On appeal, Appellant does not meet her burden to show why any dismissal of this claim based on the statute of limitations was in error. While she recognizes (without citation) that the statute of limitations period on legal malpractice claims sounding in negligence is two years, she does not meaningfully discuss any law pertaining to the statute of limitations for legal malpractice claims, nor does she analyze how that law would apply in the context of her claim regarding the 2007 reassessment form. Our own research shows that "the trigger for the accrual of a legal malpractice action, for statute of limitations purposes, is not the realization of actual loss, but the occurrence of a breach of duty." Communications Network International, Ltd., 187 A.3d at 960 (emphasis added); see also 42 Pa.C.S. § 5524(7) (imposing two-year statute of limitations period on legal malpractice claims sounding in negligence). Further, the statute of limitations is tolled "when the client, despite the exercise of due diligence, cannot discover the injury or its cause." Communications Network International, Ltd., 187 A.3d at 961 (citation and emphasis omitted).

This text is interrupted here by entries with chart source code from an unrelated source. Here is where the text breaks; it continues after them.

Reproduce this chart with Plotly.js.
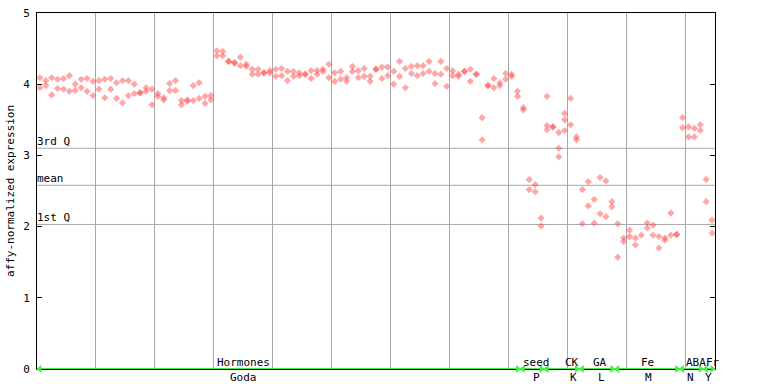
<!DOCTYPE html>
<html>
<head>
<meta charset="utf-8">
<script src="https://cdn.plot.ly/plotly-3.0.1.min.js"></script>
<style>html,body{margin:0;padding:0;background:#fff;}#chart{width:768px;height:384px;}</style>
</head>
<body>
<div id="chart"></div>
<script>
// replicate values per sample column (x = column index + 0.5)
const repHigh = [4.09,4.05,4.09,4.07,4.08,4.12,4.00,4.07,4.08,4.04,
 4.05,4.07,4.08,4.02,4.05,4.05,4.00,3.88,3.95,3.93,
 3.87,3.81,4.01,4.05,3.77,3.78,3.98,4.02,3.83,3.84,
 4.47,4.46,4.32,4.30,4.38,4.28,4.21,4.21,4.16,4.19,
 4.21,4.22,4.18,4.18,4.16,4.14,4.19,4.19,4.21,4.28,
 4.16,4.18,4.09,4.25,4.19,4.22,4.11,4.21,4.24,4.24,
 4.18,4.32,4.22,4.25,4.26,4.26,4.32,4.15,4.32,4.22,
 4.19,4.14,4.18,4.21,4.14,3.53,3.98,4.08,4.02,4.15,
 4.14,3.90,3.67,2.66,2.59,2.12,3.83,3.40,3.32,3.59,
 3.80,3.26,2.52,2.63,2.38,2.69,2.64,2.35,2.04,1.84,
 1.95,1.84,1.88,2.05,2.02,1.86,1.84,2.19,1.89,3.53,
 3.40,3.38,3.43,2.66,2.09];
const repLow = [3.95,3.98,3.85,3.94,3.93,3.90,3.91,3.95,3.90,3.84,
 3.93,3.81,3.93,3.80,3.74,3.84,3.87,3.88,3.90,3.71,
 3.83,3.78,3.91,3.91,3.71,3.76,3.77,3.80,3.73,3.78,
 4.40,4.40,4.32,4.30,4.26,4.25,4.14,4.14,4.16,4.16,
 4.11,4.12,4.05,4.11,4.12,4.14,4.08,4.14,4.18,4.09,
 4.04,4.07,4.04,4.18,4.09,4.11,4.04,4.21,4.08,4.12,
 4.00,4.11,3.95,4.15,4.12,4.15,4.18,4.01,4.14,3.97,
 4.12,4.11,4.18,4.04,4.14,3.22,3.98,3.95,3.98,4.07,
 4.11,3.83,3.64,2.52,2.49,2.01,3.42,3.40,3.10,3.50,
 3.43,3.22,2.04,2.29,2.05,2.18,2.14,2.28,1.57,1.79,
 1.86,1.74,null,1.98,1.88,1.70,1.81,1.88,1.89,3.39,
 3.26,3.26,3.35,2.35,1.91];
const repExtraCols = [86, 88, 89];
const repExtraVals = [3.36, 2.98, 3.35];

// reference lines
const quartileVals = [3.10, 2.58, 2.03];
const quartileLabels = ['3rd Q', 'mean', '1st Q'];

// experiment groups along the x axis
const groupStart = [0, 82, 86, 92, 98, 109, 113];
const groupEnd   = [82, 86, 92, 98, 109, 113, 115];
const groupTop   = ['Hormones', 'seed', 'CK', 'GA', 'Fe', 'ABA', 'Fr'];
const groupTopX  = [35.1, 84.7, 90.7, 95.5, 103.6, 111.8, 114.6];
const groupBot   = ['Goda', 'P', 'K', 'L', 'M', 'N', 'Y'];
const groupBotX  = [35.1, 84.7, 91.0, 95.8, 103.7, 110.9, 113.9];

const xs = repHigh.map((_, i) => i + 0.5);
const mk = {symbol: 'diamond', size: 5.5, color: 'rgba(255,80,80,0.5)', line: {width: 0}};
const traces = [
  {x: xs, y: repHigh, type: 'scatter', mode: 'markers', marker: mk, hoverinfo: 'skip'},
  {x: xs, y: repLow, type: 'scatter', mode: 'markers', marker: mk, hoverinfo: 'skip'},
  {x: repExtraCols.map(c => c + 0.5), y: repExtraVals, type: 'scatter', mode: 'markers', marker: mk, hoverinfo: 'skip'}
];

const green = '#44ee44';
const inset = 0.45;
groupStart.forEach((s, i) => {
  const a = s + inset, b = groupEnd[i] - inset;
  traces.push({x: [a, b], y: [0, 0], type: 'scatter', mode: 'lines+markers', cliponaxis: false,
    line: {color: green, width: 2},
    marker: {symbol: ['triangle-left', 'triangle-right'], size: 7, color: green},
    hoverinfo: 'skip'});
});

const shapes = quartileVals.map(q => ({type: 'line', xref: 'paper', yref: 'y', x0: 0, x1: 1, y0: q, y1: q,
  line: {color: '#a8a8a8', width: 1}, layer: 'below'}));

const annotations = [];
quartileVals.forEach((q, i) => annotations.push({xref: 'paper', yref: 'y', x: 0, y: q, xanchor: 'left', yanchor: 'bottom',
  xshift: -2, yshift: -2, text: quartileLabels[i], showarrow: false, font: {size: 11}}));
groupTop.forEach((t, i) => annotations.push({xref: 'x', yref: 'y', x: groupTopX[i], y: 0, xanchor: 'center', yanchor: 'middle',
  yshift: 7, text: t, showarrow: false, font: {size: 11}}));
groupBot.forEach((t, i) => annotations.push({xref: 'x', yref: 'y', x: groupBotX[i], y: 0, xanchor: 'center', yanchor: 'middle',
  yshift: -8, text: t, showarrow: false, font: {size: 11}}));

const layout = {
  width: 768, height: 384,
  margin: {l: 37, r: 53, t: 13, b: 15, pad: 0},
  paper_bgcolor: '#ffffff', plot_bgcolor: '#ffffff',
  showlegend: false,
  font: {family: 'DejaVu Sans Mono, monospace', size: 11, color: '#000'},
  xaxis: {range: [0, 115], tick0: 0, dtick: 10, showgrid: true, gridcolor: '#a8a8a8', gridwidth: 1,
    showticklabels: false, ticks: '', zeroline: false, showline: true, linecolor: '#000', linewidth: 1, mirror: true,
    layer: 'below traces'},
  yaxis: {range: [0, 5], tick0: 0, dtick: 1, showgrid: false, zeroline: false, showline: true, linecolor: '#000',
    linewidth: 1, mirror: 'ticks', ticks: 'inside', ticklen: 5, tickcolor: '#000', ticklabelstandoff: 4,
    title: {text: 'affy-normalized expression', standoff: 6, font: {size: 11}}},
  shapes: shapes,
  annotations: annotations
};

Plotly.newPlot('chart', traces, layout, {staticPlot: true, displayModeBar: false});
</script>
</body>
</html>
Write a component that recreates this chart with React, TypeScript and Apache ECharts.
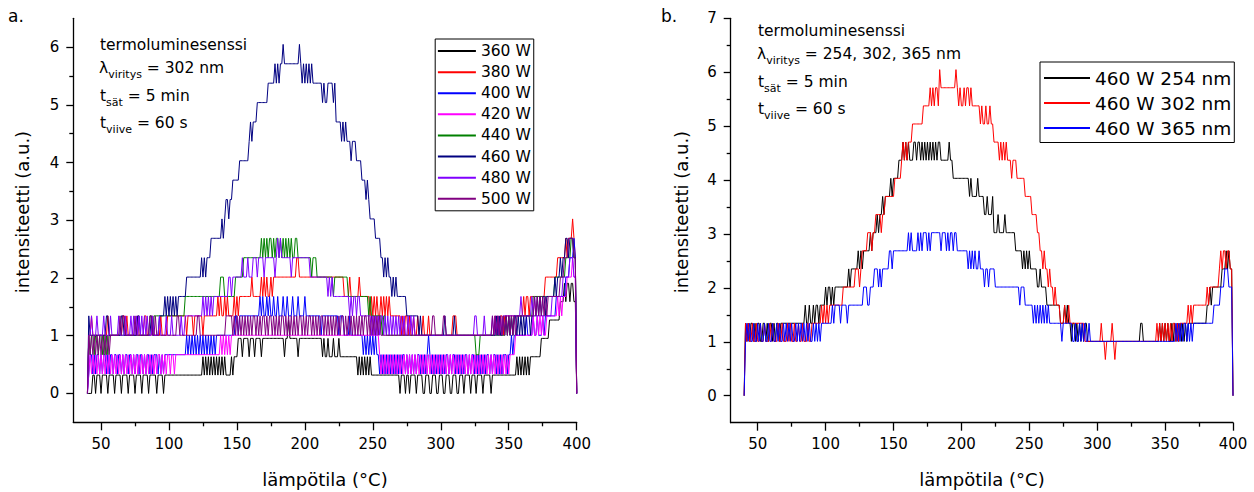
import React, { useEffect, useRef } from "react";
import * as echarts from "echarts";

const FONT = "DejaVu Sans";

// temperature of the first reading (°C); readings every 1 °C, chunks of 10 readings
const T_START = 40;

// intensity (a.u.) of each detector count level
const LEVELS = [0, 0.336, 0.672, 1.008, 1.344, 1.68, 2.016, 2.352, 2.688, 3.024, 3.36, 3.696, 4.032, 4.368, 4.704, 5.04, 5.376, 5.712, 6.048];
const LEVELS_360 = [0, 0.318, 0.636, 0.954, 1.272, 1.59, 1.908];

const X_TICKS = [50, 100, 150, 200, 250, 300, 350, 400];
const X_MINOR = [75, 125, 175, 225, 275, 325, 375];
const YA_TICKS = [0, 1, 2, 3, 4, 5, 6];
const YA_MINOR = [0.5, 1.5, 2.5, 3.5, 4.5, 5.5];
const YB_TICKS = [0, 1, 2, 3, 4, 5, 6, 7];
const YB_MINOR = [0.5, 1.5, 2.5, 3.5, 4.5, 5.5, 6.5];

const A_NAMES = ["360 W", "380 W", "400 W", "420 W", "440 W", "460 W", "480 W", "500 W"];
const A_COLORS = ["#000000", "#FF0000", "#0000FF", "#FF00FF", "#008000", "#000080", "#8000FF", "#800080"];
const B_NAMES = ["460 W 254 nm", "460 W 302 nm", "460 W 365 nm"];
const B_COLORS = ["#000000", "#FF0000", "#0000FF"];

// level codes (base 36) per reading, 10 readings per chunk, from 40 °C to 400 °C
const A360 = ["0000110111", "0111101111", "0111101111", "0111101111", "0111101111", "1011110111", "1111111111", "1111111111", "1111121212", "1212121212", "1211112122", "2333233332", "3332333323", "3333333333", "3333323343", "3333323333", "3333333333", "3332322322", "2322232222", "2222222221", "2121212121", "1111111111", "1111111111", "0111011011", "1101111001", "1100111001", "1100111001", "1100111011", "1101110111", "1011111011", "1111111111", "1111112121", "2121212222", "2222333333", "4444444455", "5656656655", "0"];
const A380 = ["0334333333", "3333343333", "3333334434", "3333333433", "3344333343", "3333433334", "4444444444", "4443444434", "4444434444", "4444445454", "4545444454", "5455555555", "5655555565", "6565565666", "6666666666", "6666776666", "6666666666", "6666666666", "6666666665", "5556555555", "6555555545", "4545445454", "5454444444", "4343443433", "4334333433", "3433333333", "3333333334", "4433333333", "3333333333", "3333333333", "4343443444", "4444444444", "4545545555", "5555555666", "6666667777", "7787888987", "0"];
const A400 = ["0122121221", "2122121221", "2212212122", "1221212212", "2121221212", "2212121222", "2222222222", "2223232323", "2323232323", "2323233333", "3333333334", "4344444444", "4444444545", "4454544544", "5444544544", "4544454444", "5444444444", "4434444444", "4444434443", "3334333333", "3332323232", "3232212121", "2121212121", "2122121212", "1212212121", "2321212121", "2121221212", "2121212122", "1212212121", "2121221212", "2121212221", "2232333333", "3334333343", "3433343444", "4444455555", "5566677787", "0"];
const A420 = ["0121212121", "2121212121", "2121212121", "2121212121", "2121212121", "2122121212", "2122122222", "2222222222", "2222222222", "2222222232", "3232323333", "3333333333", "3333333333", "3333333333", "3333333333", "3333333333", "3333333333", "3333333333", "3333333333", "3333333333", "3333333333", "3333321212", "1212121212", "1212121212", "1212121212", "1212121212", "1212121212", "1212121212", "1212121212", "1212121212", "1212121212", "1222233333", "3333333343", "3434343344", "4444445454", "5556666766", "0"];
const A440 = ["0323323323", "3232323333", "3333333333", "3333333333", "3333334434", "4444444444", "4444444444", "4455555555", "5555555555", "5555555566", "6555555556", "6666677777", "7777777787", "8787887878", "8787878787", "8778877777", "7777767776", "6666666666", "6566666666", "6655555555", "5555555454", "4444444344", "3333333333", "3333333333", "3333333333", "3333333333", "3333333333", "3333333333", "3333332223", "3333333333", "3333333343", "4343444444", "4444444455", "5555555555", "5555666666", "6677778877", "0"];
const A460 = ["0433333333", "3333443333", "3333344333", "3333333443", "3333333433", "3334444545", "4545454555", "5556666666", "6666767677", "7888888889", "89aa9aabbb", "bbcccccccd", "edeeefffff", "fffggggghg", "hghhihhhhh", "hhhhhhihgh", "ghghghgggg", "gggfgffggg", "gfgeeeeded", "edddcdddcc", "ccbbbaba99", "9988887767", "6766565655", "5555544444", "4444343333", "3333333333", "3334333333", "4333333333", "3333333333", "3333333333", "3434334343", "4343443434", "3434443444", "4545455455", "5555656676", "7788788877", "0"];
const A480 = ["0334333433", "3343333433", "3334333343", "3343434343", "4343433343", "3334333343", "3343333334", "3344444444", "4444454545", "4545555555", "5555665666", "6666766676", "6677767777", "6777777767", "8787777777", "6777777777", "7777666666", "6666666565", "6555555555", "5554545545", "5444444443", "4343434434", "3434343434", "3434334343", "4333333333", "3333333333", "3333333333", "3333333333", "3333344333", "3343333343", "4343434444", "4444444445", "4444444545", "4444444444", "4455555555", "6666677766", "0"];
const A500 = ["0323232323", "2323232333", "3333434433", "3333343333", "3333334433", "4333333333", "3333334433", "3333333333", "3443333333", "3333333333", "3344444343", "4343434343", "4344343434", "4343443434", "3434434343", "4343434434", "3434434343", "4344343434", "3434343443", "4343434343", "4343443434", "3434343333", "3333333333", "3333333333", "3333333333", "3333443333", "3344333333", "3333333333", "3333333333", "3333333343", "4343434343", "4343434444", "4444444445", "4545454545", "5555555566", "6777888877", "0"];

const B254 = ["0434344343", "4433443434", "4343443444", "4444444444", "4444454454", "4545545555", "6566565666", "6666666767", "7777878788", "88898999a9", "aababbbbcb", "ccccdddede", "dedddeedee", "dedededede", "dedeeddddd", "deddcccccc", "ccccccbcbb", "bbcbbbbaab", "aaab999a99", "99a9999999", "8888878787", "8777776676", "6665555555", "5554445454", "4344343434", "3443333333", "3333333333", "3333333333", "3333333333", "3344333333", "3333334343", "4343343434", "3434343444", "4444444444", "4556566666", "6677787877", "0"];
const B302 = ["0434334334", "3343343334", "3433343343", "3343433433", "4334333433", "4444444545", "4545555555", "5556666666", "6677767888", "8999899aaa", "a9aabbbbbb", "bcccccdede", "deeeffffff", "ffggggghgh", "ghhgihhhhh", "hhhhhhihgh", "gghghhghgg", "ggggfgffgf", "fgffeeeede", "dededddcdd", "dccccccbbb", "bbaaaa9988", "7877676656", "5554445445", "4444444444", "4333333333", "3334332333", "3432333333", "3333333333", "3333333333", "3333434343", "4343434434", "3444444545", "4555555555", "5656666666", "7878878877", "0"];
const B365 = ["0343433433", "4343343343", "3433434334", "3434343343", "4343434343", "3434343444", "4444454555", "5455554555", "5555555566", "6556667776", "7677777887", "8888888888", "8989888898", "9899989899", "9999989998", "9899899888", "8888878787", "8778777677", "6777766666", "6666666666", "6665666555", "5554545454", "5454544444", "4444344444", "4433433434", "3433433333", "3333333333", "3333333333", "3333333333", "3333333333", "3333333333", "3333333343", "4343443434", "3444444444", "4444445555", "5666777666", "0"];

const A_SERIES = [A360, A380, A400, A420, A440, A460, A480, A500];
const B_SERIES = [B254, B302, B365];

function toPoints(chunks: string[], levels: number[]) {
  const pts: number[][] = [];
  chunks.forEach((chunk, k) => {
    for (let j = 0; j < chunk.length; j++) {
      pts.push([T_START + 10 * k + j, levels[parseInt(chunk[j], 36)]]);
    }
  });
  return pts;
}

const AXIS_COLOR = "#000";
const lineStyle = { color: AXIS_COLOR, width: 1.3 };

function xAxes(gridIndex: number, min: number) {
  return [
    {
      type: "value", gridIndex, position: "bottom", min, max: 400,
      axisLine: { show: true, onZero: false, lineStyle },
      splitLine: { show: false },
      axisTick: { show: true, customValues: X_TICKS, length: 8, lineStyle },
      axisLabel: { show: true, customValues: X_TICKS, margin: 14, fontSize: 15, color: "#000", fontFamily: FONT },
    },
    {
      type: "value", gridIndex, position: "bottom", min, max: 400,
      axisLine: { show: false, onZero: false },
      splitLine: { show: false },
      axisTick: { show: true, customValues: X_MINOR, length: 4, lineStyle },
      axisLabel: { show: false },
    },
  ];
}

function yAxes(gridIndex: number, max: number, ticks: number[], minor: number[]) {
  return [
    {
      type: "value", gridIndex, position: "left", min: -0.5, max,
      axisLine: { show: true, onZero: false, lineStyle },
      splitLine: { show: false },
      axisTick: { show: true, customValues: ticks, length: 7, lineStyle },
      axisLabel: { show: true, customValues: ticks, margin: 14, fontSize: 15, color: "#000", fontFamily: FONT },
    },
    {
      type: "value", gridIndex, position: "left", min: -0.5, max,
      axisLine: { show: false, onZero: false },
      splitLine: { show: false },
      axisTick: { show: true, customValues: minor, length: 4, lineStyle },
      axisLabel: { show: false },
    },
  ];
}

const RICH = {
  m: { fontSize: 15.5, lineHeight: 24, fontFamily: FONT, fill: "#000" },
  s: { fontSize: 11, lineHeight: 9, fontFamily: FONT, fill: "#000", verticalAlign: "bottom" },
};

function plainText(x: number, y: number, text: string, fontSize: number, extra: any = {}) {
  return {
    type: "text", x, y, silent: true, ...extra,
    style: { text, fontSize, fontFamily: FONT, fill: "#000", verticalAlign: "middle", align: "left", ...(extra.style || {}) },
  };
}

function richText(x: number, y: number, text: string) {
  return {
    type: "text", x, y, silent: true,
    style: { text, rich: RICH, fontFamily: FONT, fill: "#000", verticalAlign: "middle", align: "left" },
  };
}

function buildOption() {
  const series: any[] = [];
  A_SERIES.forEach((chunks, i) => {
    series.push({
      type: "line", name: A_NAMES[i], xAxisIndex: 0, yAxisIndex: 0,
      data: toPoints(chunks, i === 0 ? LEVELS_360 : LEVELS),
      showSymbol: false, symbol: "none", color: A_COLORS[i],
      lineStyle: { width: 1, color: A_COLORS[i] },
      emphasis: { disabled: true }, silent: true,
    });
  });
  B_SERIES.forEach((chunks, i) => {
    series.push({
      type: "line", name: B_NAMES[i], xAxisIndex: 2, yAxisIndex: 2,
      data: toPoints(chunks, LEVELS),
      showSymbol: false, symbol: "none", color: B_COLORS[i],
      lineStyle: { width: 1, color: B_COLORS[i] },
      emphasis: { disabled: true }, silent: true,
    });
  });

  return {
    animation: false,
    backgroundColor: "#fff",
    textStyle: { fontFamily: FONT },
    grid: [
      { left: 73.3, top: 18.3, width: 503.4, height: 404, containLabel: false, outerBoundsMode: "none" },
      { left: 730.7, top: 18.3, width: 502.3, height: 404.4, containLabel: false, outerBoundsMode: "none" },
    ],
    xAxis: [...xAxes(0, 29.6), ...xAxes(1, 30.1)],
    yAxis: [...yAxes(0, 6.5, YA_TICKS, YA_MINOR), ...yAxes(1, 7, YB_TICKS, YB_MINOR)],
    legend: [
      {
        data: A_NAMES, orient: "vertical", left: 435.2, top: 39,
        icon: "rect", itemWidth: 38, itemHeight: 2, itemGap: 0,
        padding: [1.5, 3, 1.5, 2.7], borderColor: "#000", borderWidth: 1,
        selectedMode: false,
        textStyle: { fontSize: 15.5, lineHeight: 21.1, color: "#000", fontFamily: FONT },
      },
      {
        data: B_NAMES, orient: "vertical", left: 1040, top: 62,
        icon: "rect", itemWidth: 46, itemHeight: 2, itemGap: 0,
        padding: [3.5, 3, 2, 4], borderColor: "#000", borderWidth: 1,
        selectedMode: false,
        textStyle: { fontSize: 18.5, lineHeight: 25, color: "#000", fontFamily: FONT },
      },
    ],
    graphic: [
      plainText(8, 15.5, "a.", 17),
      plainText(661, 15.5, "b.", 17),
      // panel a annotation
      plainText(100, 45, "termoluminesenssi", 15.5),
      richText(99, 68, "{m|λ}{s|viritys}{m| = 302 nm}"),
      richText(100, 96, "{m|t}{s|sät}{m| = 5 min}"),
      richText(100, 123, "{m|t}{s|viive}{m| = 60 s}"),
      // panel b annotation
      plainText(758, 31, "termoluminesenssi", 15.5),
      richText(757, 54, "{m|λ}{s|viritys}{m| = 254, 302, 365 nm}"),
      richText(758, 82, "{m|t}{s|sät}{m| = 5 min}"),
      richText(758, 108.5, "{m|t}{s|viive}{m| = 60 s}"),
      // axis titles
      { type: "text", x: 325, y: 479, silent: true, style: { text: "lämpötila (°C)", fontSize: 18, fontFamily: FONT, fill: "#000", align: "center", verticalAlign: "middle" } },
      { type: "text", x: 982, y: 479, silent: true, style: { text: "lämpötila (°C)", fontSize: 18, fontFamily: FONT, fill: "#000", align: "center", verticalAlign: "middle" } },
      { type: "text", x: 22.4, y: 212, rotation: Math.PI / 2, silent: true, style: { text: "intensiteetti (a.u.)", fontSize: 18, fontFamily: FONT, fill: "#000", align: "center", verticalAlign: "middle" } },
      { type: "text", x: 681, y: 212, rotation: Math.PI / 2, silent: true, style: { text: "intensiteetti (a.u.)", fontSize: 18, fontFamily: FONT, fill: "#000", align: "center", verticalAlign: "middle" } },
    ],
    series,
  };
}

export default function App() {
  const ref = useRef<HTMLDivElement>(null);
  useEffect(() => {
    if (!ref.current) return;
    const chart = echarts.init(ref.current, undefined, { renderer: "svg" });
    chart.setOption(buildOption() as any);
    return () => chart.dispose();
  }, []);
  return (
    <div
      ref={ref}
      style={{ position: "fixed", left: 0, top: 0, width: 1254, height: 492, background: "#fff" }}
    />
  );
}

Appellant provides no analysis of when the occurrence of Attorney Abramowitz's breach of duty occurred to trigger the statute of limitations. While the reassessment form was sent on March 27, 2007, Appellant does not dispute the fact that Attorney Abramowitz was no longer her attorney at that time. See Appellant's Brief at 11-12 (Appellant's recognizing that Law Firm argued in its summary judgment motion that Appellant terminated Attorney Abramowitz in July 2006, and not disputing that fact). Appellant offers no explanation as to what duty Attorney Abramowitz owed her with respect to the March 27, 2007 reassessment form given that he no longer represented her, how he breached any duty, and when he did so, which is all pertinent information for determining if the claim is timely under the applicable statute of limitations. We decline to craft this argument for Appellant. See In re S.T.S., Jr., supra; Hardy, supra. Moreover, to the extent Appellant alleged in her complaint that she was not aware that her claim could have been reassessed until July 2008, she proffered no evidence below to support this averment. Communications Network International, Ltd., 187 A.3d at 960 ("Where the non-moving party bears the burden of proof on an issue, he may not merely rely on his pleadings or answers in order to survive summary judgment. Failure of a non-moving party to adduce sufficient evidence on an issue essential to his case and on which it bears the burden of proof … establishes the entitlement of the moving party to judgment as a matter of law."). Accordingly, Appellant's third issue does not warrant relief. Order affirmed.
We also note that any direct negligence claims against Law Firm have already been dismissed, and Appellant does not challenge that ruling on appeal.
Due to our disposition, we need not address Appellant's remaining issues.
[*] Former Justice specially assigned to the Superior Court.